GIVEN INSTRUCTION ▸ Copy all the data exactly, except the pictures.
*-*-*
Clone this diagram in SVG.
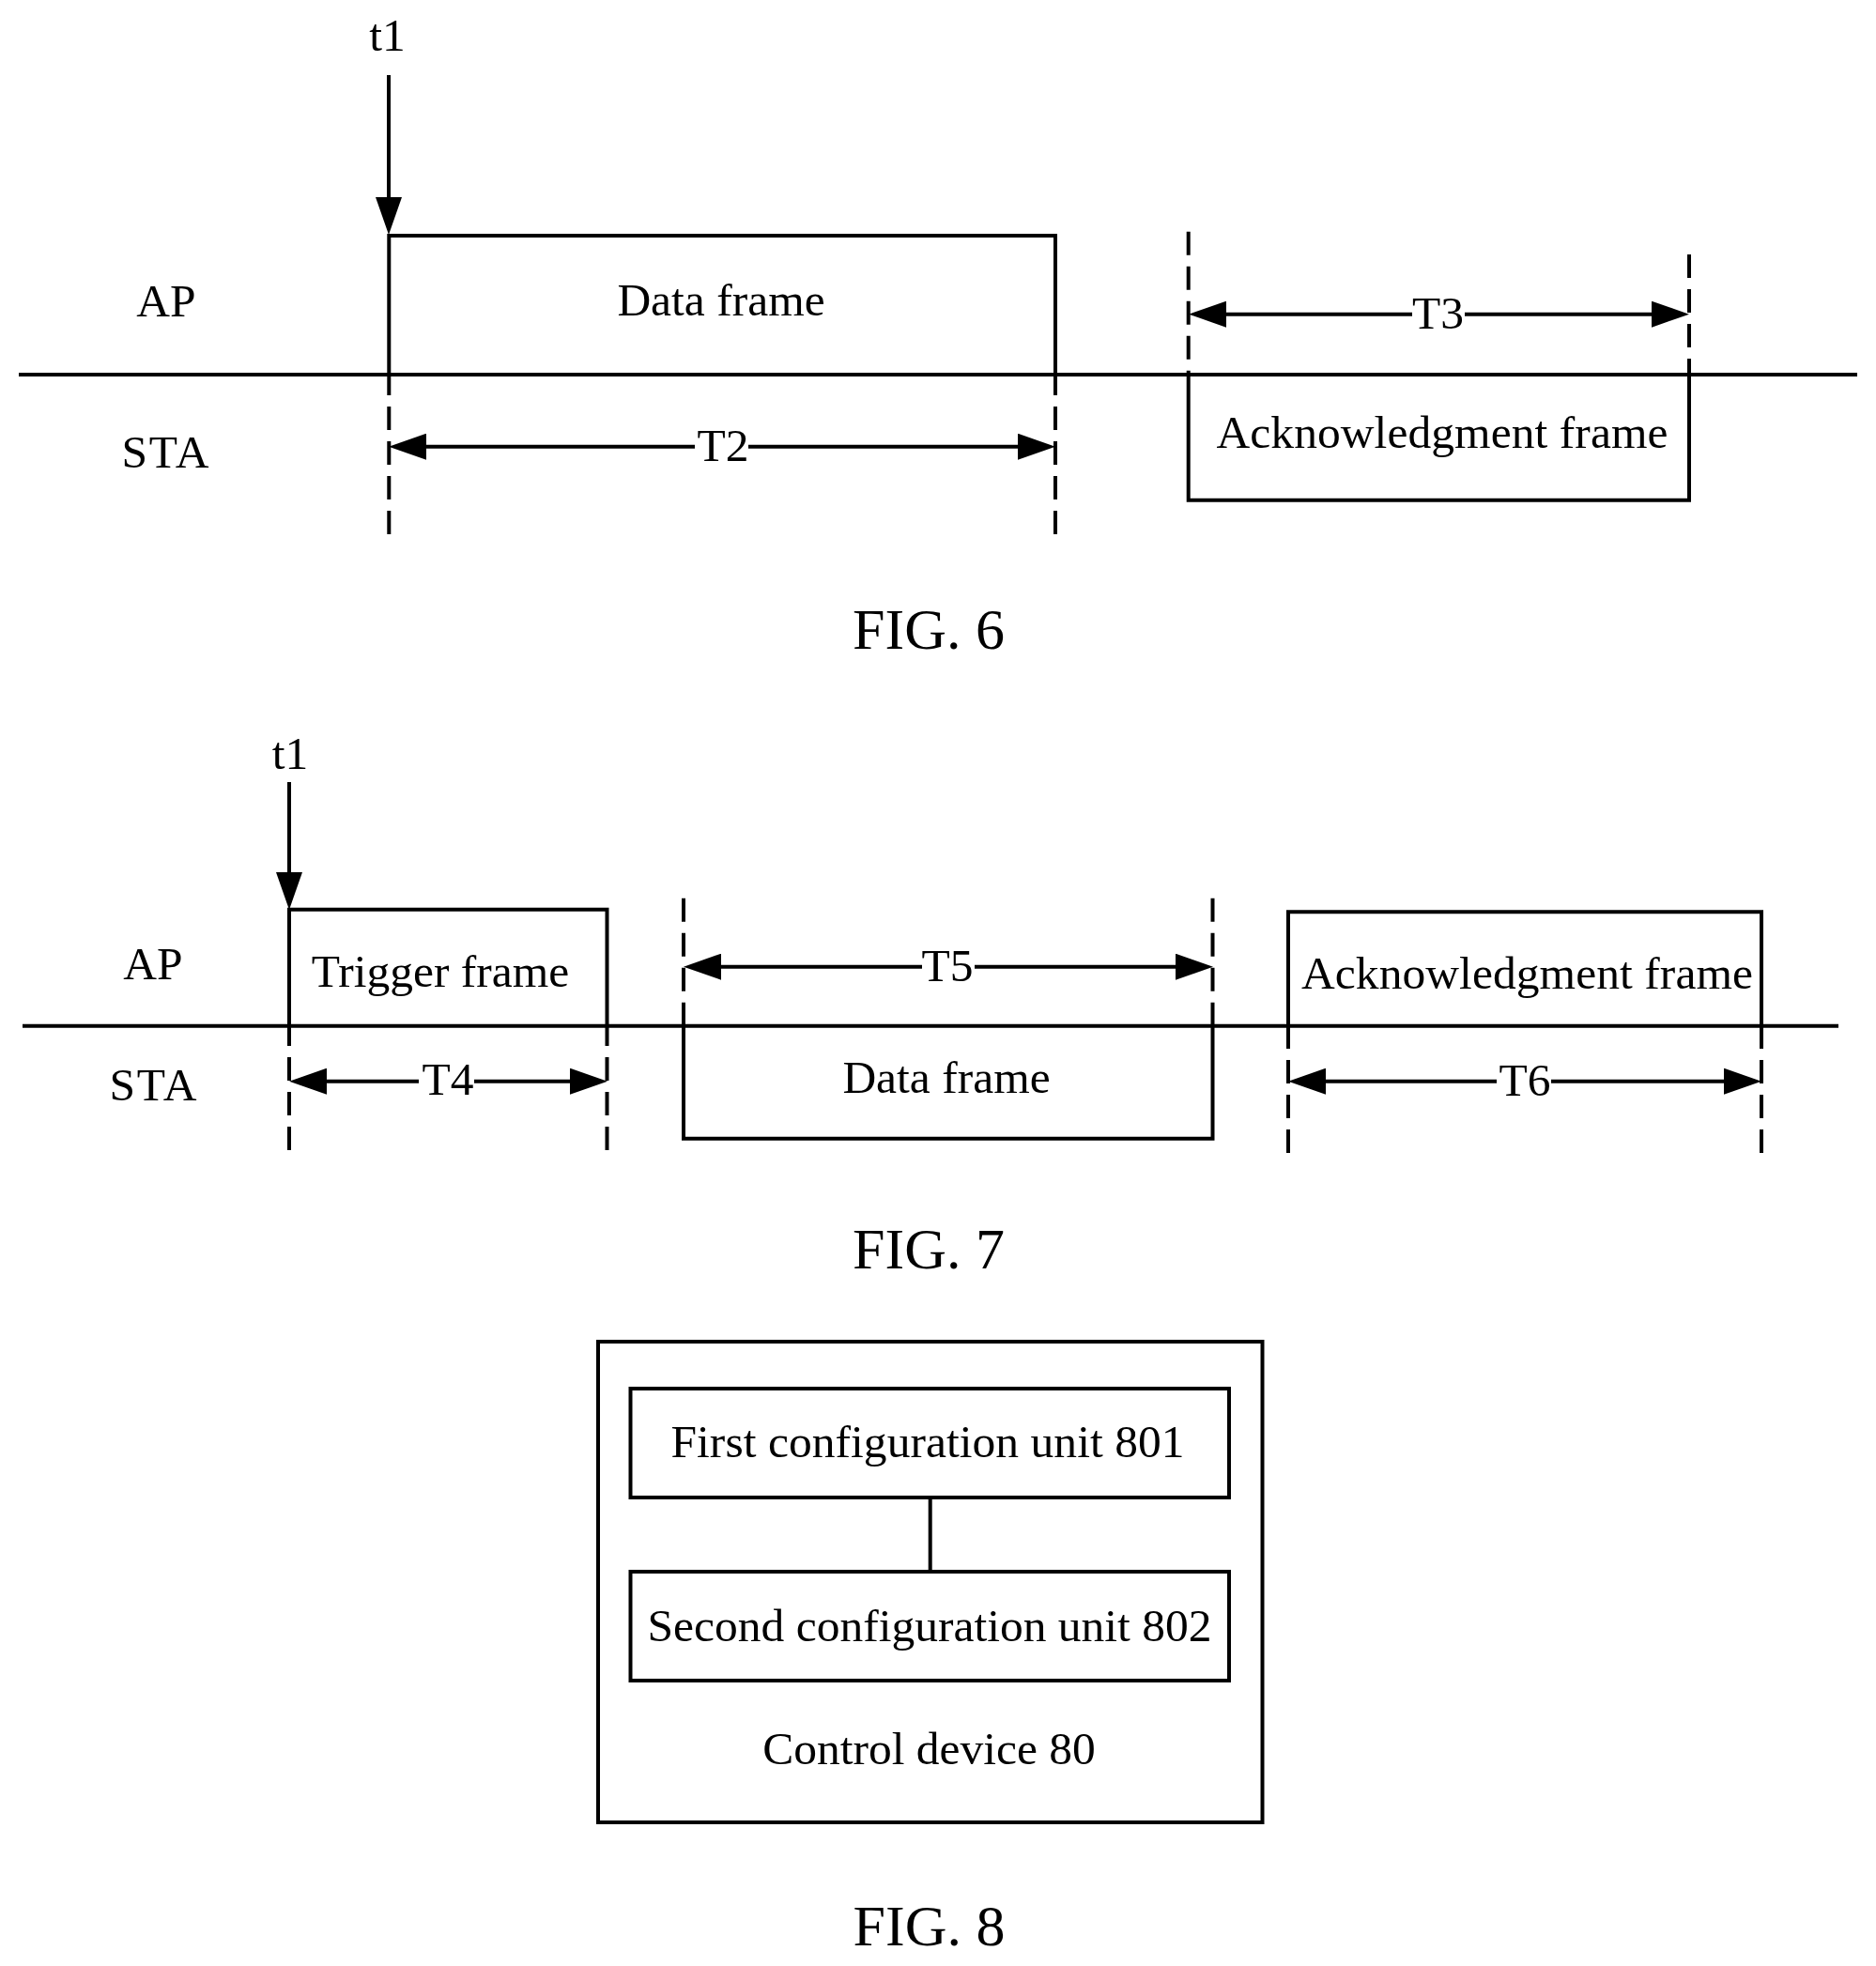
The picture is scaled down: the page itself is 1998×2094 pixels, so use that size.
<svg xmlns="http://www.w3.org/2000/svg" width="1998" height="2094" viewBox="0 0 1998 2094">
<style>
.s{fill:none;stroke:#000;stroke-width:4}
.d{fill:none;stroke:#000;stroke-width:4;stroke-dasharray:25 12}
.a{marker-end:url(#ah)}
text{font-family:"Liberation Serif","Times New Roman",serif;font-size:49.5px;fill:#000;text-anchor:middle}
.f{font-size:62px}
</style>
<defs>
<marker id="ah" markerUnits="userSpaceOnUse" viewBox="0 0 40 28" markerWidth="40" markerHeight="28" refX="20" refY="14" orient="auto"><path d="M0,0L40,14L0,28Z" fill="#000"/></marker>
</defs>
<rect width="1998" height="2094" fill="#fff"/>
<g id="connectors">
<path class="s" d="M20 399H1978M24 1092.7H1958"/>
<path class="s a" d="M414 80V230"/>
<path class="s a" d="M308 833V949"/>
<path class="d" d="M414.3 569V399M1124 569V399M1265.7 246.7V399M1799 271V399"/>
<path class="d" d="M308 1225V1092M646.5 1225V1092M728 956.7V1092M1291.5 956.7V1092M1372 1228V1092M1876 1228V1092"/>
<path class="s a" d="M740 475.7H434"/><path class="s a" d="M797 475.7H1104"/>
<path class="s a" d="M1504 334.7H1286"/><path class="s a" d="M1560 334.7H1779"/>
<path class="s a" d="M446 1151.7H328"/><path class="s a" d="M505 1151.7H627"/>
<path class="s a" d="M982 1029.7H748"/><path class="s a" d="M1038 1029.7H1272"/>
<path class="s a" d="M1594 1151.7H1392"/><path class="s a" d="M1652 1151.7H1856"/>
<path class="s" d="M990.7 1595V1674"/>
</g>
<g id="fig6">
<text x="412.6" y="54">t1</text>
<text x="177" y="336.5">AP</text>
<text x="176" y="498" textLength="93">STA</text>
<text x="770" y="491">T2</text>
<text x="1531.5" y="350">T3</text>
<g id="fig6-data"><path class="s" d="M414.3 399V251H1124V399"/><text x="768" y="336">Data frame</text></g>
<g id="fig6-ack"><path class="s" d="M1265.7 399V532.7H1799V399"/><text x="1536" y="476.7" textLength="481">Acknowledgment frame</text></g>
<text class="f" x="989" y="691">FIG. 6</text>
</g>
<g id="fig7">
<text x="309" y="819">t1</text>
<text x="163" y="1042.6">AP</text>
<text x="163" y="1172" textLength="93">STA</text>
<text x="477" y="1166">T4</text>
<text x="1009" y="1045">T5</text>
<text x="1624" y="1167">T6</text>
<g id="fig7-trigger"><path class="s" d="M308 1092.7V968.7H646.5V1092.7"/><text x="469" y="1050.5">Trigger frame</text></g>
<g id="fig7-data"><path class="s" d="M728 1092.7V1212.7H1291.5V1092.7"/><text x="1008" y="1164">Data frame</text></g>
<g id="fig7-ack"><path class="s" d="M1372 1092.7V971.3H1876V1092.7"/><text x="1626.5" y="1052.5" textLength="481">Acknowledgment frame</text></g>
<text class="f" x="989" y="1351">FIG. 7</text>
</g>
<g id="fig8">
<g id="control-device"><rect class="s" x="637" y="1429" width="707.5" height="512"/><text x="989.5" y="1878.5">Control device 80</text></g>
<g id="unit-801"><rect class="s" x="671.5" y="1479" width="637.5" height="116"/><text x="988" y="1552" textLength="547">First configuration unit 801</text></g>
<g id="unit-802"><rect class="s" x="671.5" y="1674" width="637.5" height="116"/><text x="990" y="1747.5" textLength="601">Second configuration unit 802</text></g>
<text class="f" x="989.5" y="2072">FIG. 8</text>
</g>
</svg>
*-*-*
SOLUTION FOR THIS EXERCISE ▸
Clone this diagram in SVG.
The picture is scaled down: the page itself is 1998×2094 pixels, so use that size.
<svg xmlns="http://www.w3.org/2000/svg" width="1998" height="2094" viewBox="0 0 1998 2094">
<style>
.s{fill:none;stroke:#000;stroke-width:4}
.d{fill:none;stroke:#000;stroke-width:4;stroke-dasharray:25 12}
.a{marker-end:url(#ah)}
text{font-family:"Liberation Serif","Times New Roman",serif;font-size:49.5px;fill:#000;text-anchor:middle}
.f{font-size:62px}
</style>
<defs>
<marker id="ah" markerUnits="userSpaceOnUse" viewBox="0 0 40 28" markerWidth="40" markerHeight="28" refX="20" refY="14" orient="auto"><path d="M0,0L40,14L0,28Z" fill="#000"/></marker>
</defs>
<rect width="1998" height="2094" fill="#fff"/>
<g id="connectors">
<path class="s" d="M20 399H1978M24 1092.7H1958"/>
<path class="s a" d="M414 80V230"/>
<path class="s a" d="M308 833V949"/>
<path class="d" d="M414.3 569V399M1124 569V399M1265.7 246.7V399M1799 271V399"/>
<path class="d" d="M308 1225V1092M646.5 1225V1092M728 956.7V1092M1291.5 956.7V1092M1372 1228V1092M1876 1228V1092"/>
<path class="s a" d="M740 475.7H434"/><path class="s a" d="M797 475.7H1104"/>
<path class="s a" d="M1504 334.7H1286"/><path class="s a" d="M1560 334.7H1779"/>
<path class="s a" d="M446 1151.7H328"/><path class="s a" d="M505 1151.7H627"/>
<path class="s a" d="M982 1029.7H748"/><path class="s a" d="M1038 1029.7H1272"/>
<path class="s a" d="M1594 1151.7H1392"/><path class="s a" d="M1652 1151.7H1856"/>
<path class="s" d="M990.7 1595V1674"/>
</g>
<g id="fig6">
<text x="412.6" y="54">t1</text>
<text x="177" y="336.5">AP</text>
<text x="176" y="498" textLength="93">STA</text>
<text x="770" y="491">T2</text>
<text x="1531.5" y="350">T3</text>
<g id="fig6-data"><path class="s" d="M414.3 399V251H1124V399"/><text x="768" y="336">Data frame</text></g>
<g id="fig6-ack"><path class="s" d="M1265.7 399V532.7H1799V399"/><text x="1536" y="476.7" textLength="481">Acknowledgment frame</text></g>
<text class="f" x="989" y="691">FIG. 6</text>
</g>
<g id="fig7">
<text x="309" y="819">t1</text>
<text x="163" y="1042.6">AP</text>
<text x="163" y="1172" textLength="93">STA</text>
<text x="477" y="1166">T4</text>
<text x="1009" y="1045">T5</text>
<text x="1624" y="1167">T6</text>
<g id="fig7-trigger"><path class="s" d="M308 1092.7V968.7H646.5V1092.7"/><text x="469" y="1050.5">Trigger frame</text></g>
<g id="fig7-data"><path class="s" d="M728 1092.7V1212.7H1291.5V1092.7"/><text x="1008" y="1164">Data frame</text></g>
<g id="fig7-ack"><path class="s" d="M1372 1092.7V971.3H1876V1092.7"/><text x="1626.5" y="1052.5" textLength="481">Acknowledgment frame</text></g>
<text class="f" x="989" y="1351">FIG. 7</text>
</g>
<g id="fig8">
<g id="control-device"><rect class="s" x="637" y="1429" width="707.5" height="512"/><text x="989.5" y="1878.5">Control device 80</text></g>
<g id="unit-801"><rect class="s" x="671.5" y="1479" width="637.5" height="116"/><text x="988" y="1552" textLength="547">First configuration unit 801</text></g>
<g id="unit-802"><rect class="s" x="671.5" y="1674" width="637.5" height="116"/><text x="990" y="1747.5" textLength="601">Second configuration unit 802</text></g>
<text class="f" x="989.5" y="2072">FIG. 8</text>
</g>
</svg>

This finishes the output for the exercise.